Some networks might contain self-loops, which are links that start and end in the same node, i.e. they have the form \((i,i)\). Self-loops appear as ones in the diagonal of the adjacency matrix. The adjacency matrix of the example of the right is: \[ \mathbf{A}= \left[\begin{array}{cccccc} &a&b&c&d&e\\ a&0&0&0&0&0\\ b&1&0&1&0&0\\ c&1&1&{\bf 1}&0&0\\ d&0&0&0&0&1\\ e&1&0&0&0&0 \end{array}\right] \] Social networks with self-loops are rare because many relationships only make sense if they involve two people. In some cases they can appear in the data, for example if you analyze an e-mail communication network, self-loops will appear when a person e-mails themselves. Or when you study retweet networks, when a user retweets an old tweet they wrote themselves.

Social network example.

Sometimes, adjacency matrices are defined such that self-loops are represented with a 2 on the diagonal for each self-loop. This has some mathematical advantages, since the node is both the starting and the endpoint of a link. In particular, this definition ensures that the sum of all matrix elements is \(2m\) where \(m\) is the total number of links.

A network is connected if, for each pair of nodes in the network, there is at least one path connecting them. If a network is not connected, it can be divided in connected components, which are maximally connected subgraphs. The example is not a connected network, as it has two connected components.
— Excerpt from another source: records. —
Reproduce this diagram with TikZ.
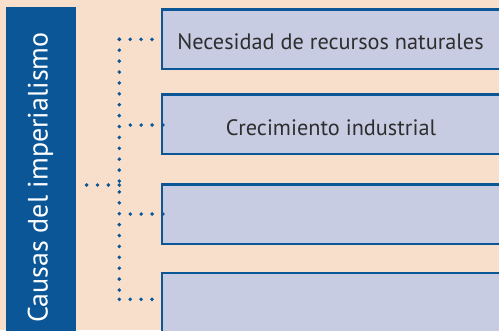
\documentclass[tikz,border=0pt]{standalone}
\usepackage{fontspec}
\setmainfont{PT Sans}
\usetikzlibrary{decorations.markings}
\definecolor{bgpeach}{HTML}{F7DFCB}
\definecolor{darkblue}{HTML}{0B5697}
\definecolor{boxfill}{HTML}{C8CCE3}
\definecolor{txtgray}{HTML}{2E2E2E}
\begin{document}
\begin{tikzpicture}[x=1pt,y=-1pt,
  causebox/.style={draw=darkblue, line width=2.3pt, fill=boxfill},
  dotline/.style={decoration={markings, mark=between positions 0 and 1 step 10.9pt with {\fill[darkblue] (0,0) circle[radius=1.95pt];}}, decorate},
  boxtext/.style={text=txtgray, font=\fontsize{22.3}{25}\selectfont, anchor=base, inner sep=0pt}]
\useasboundingbox (0,0) rectangle (499,330);
\clip (0,0) rectangle (499,330);
\fill[bgpeach] (0,0) rectangle (499,330);
% title bar
\fill[darkblue] (6,7) rectangle (76,335);
\node[rotate=90, anchor=base, inner sep=0pt, text=white, font=\fontsize{28}{30}\selectfont] (title) at (47.5,177.5) {Causas del imperialismo};
\coordinate (tr) at (76,185);
% boxes
\draw[causebox] (162,9.5) rectangle (510,69);
\draw[causebox] (162,94.5) rectangle (510,154);
\draw[causebox] (162,184.5) rectangle (510,244);
\draw[causebox] (162,273) rectangle (510,340);
\coordinate (l1) at (161,39.3);
\coordinate (l4) at (161,299.3);
\coordinate (l2) at (163,125);
\coordinate (l3) at (163,214);
\coordinate (s2) at (130,125);
\coordinate (s3) at (130,214);
\node[boxtext] (t1) at (330.5,49.5) {Necesidad de recursos naturales};
\node[boxtext] (t2) at (331,135) {Crecimiento industrial};
% connectors
\coordinate (vt) at (119.3,39.3);
\coordinate (vb) at (119.3,299.3);
\coordinate (vm) at (119.3,185);
\path[dotline] (vt) -- (vb);
\path[dotline] (vt) -- (l1);
\path[dotline] (vb) -- (l4);
\path[dotline] (vm) -- (tr);
\path[dotline] (l2) -- (s2);
\path[dotline] (l3) -- (s3);
\end{tikzpicture}
\end{document}
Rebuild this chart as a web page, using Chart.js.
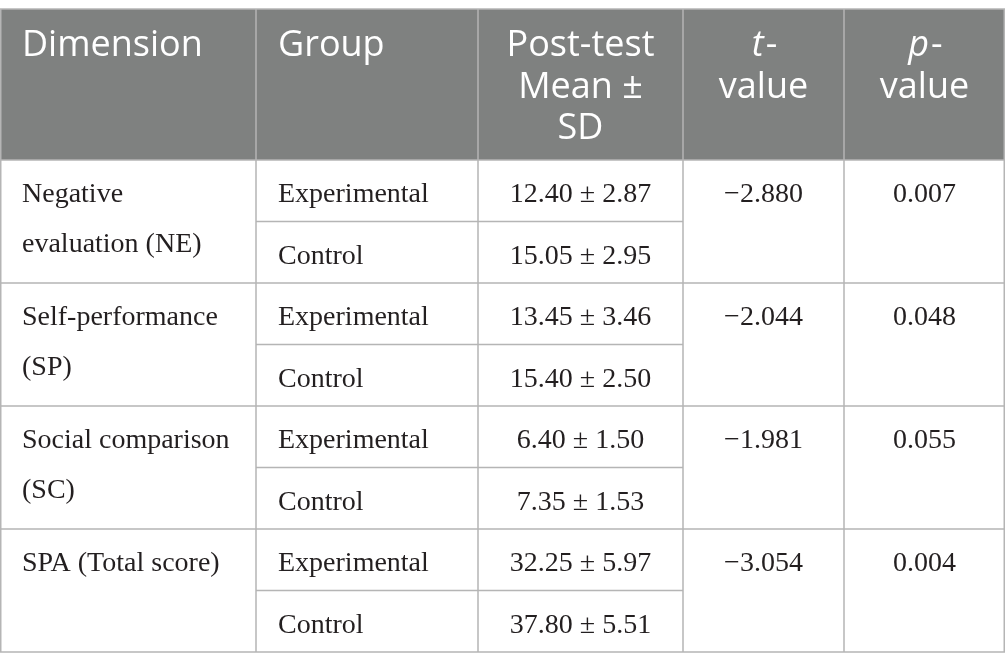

For networks which are not connected, we are often interested in the largest connected component, i.e. the largest subset of nodes where all pairs of nodes are connected via paths. Social networks tend to have relatively large largest connected components, often spanning about 80% of the nodes in the network.

Network measures

A node’s degree measures the number of links connected to it. In undirected networks there is only one measure of degree \(d(i)\), which is exactly the number of edges connected to the node \(i\). In directed networks there are two kinds of degree: in-degree \(d_{in}(i)\) that is the number of edges ending in \(i\), i.e. \((j,i)\) and out-degree \(d_{out}(i)\) that is the number of edges leaving from \(i\), i.e. \((i,j)\). In the first network example above, \(d_{in}(c) = 1\) and \(d_{out}(c) = 2\).

In weighted networks, weighted node degrees are sums of incoming and outgoing link weights. This way there are two weighted node degrees, the weighted in-degree and the weighted out-degree: \[w_{in}(i)= \sum\limits_{j}w(j,i)\]

\[w_{out}(i)= \sum\limits_{j}w(i,j)\] In the weighted network example we saw earlier, \(w_{in}(c) = 1\), \(w_{out}(c) = 5\)

The distance between nodes \(v\) and \(w\) is denoted as \(dist(v,w)\) and measures the minimum length among all the paths connecting \(v\) and \(w\). If there is no path between \(v\) and \(w\), the distance between them is defined as \(dist(v,w) := \infty\). In the first undirected network example above, \(dist(b, e) = 2\) due to the path \((b, a, e)\), which is the shortest path between \(b\) and \(e\). In that case there is only one shortest path, but there could be more than one, for example if \(c\) and \(e\) were connected by a link.

In directed networks, paths have to follow the direction of links. If there is no link from \(i\) to \(j\), no path can contain \((i,j)\), even if there is a link \((j,i)\). In a directed network, the distance from a node to another does not have to be the same as the distance in the opposite direction, i.e. it might happen that \(dist(v,w) \neq dist(w,v)\). In the first network example, the distance from \(d\) to \(a\) is 2, but the distance from \(a\) to \(d\) is \(\infty\).

It is sometimes useful to think in terms of proximity between nodes instead of distance, measuring proximity as \(prox(v,w)=\frac{1}{dist(v,w)}\). In this definition, the proximity between connected nodes is 1. When there is no path between two nodes, their proximity is \(0\).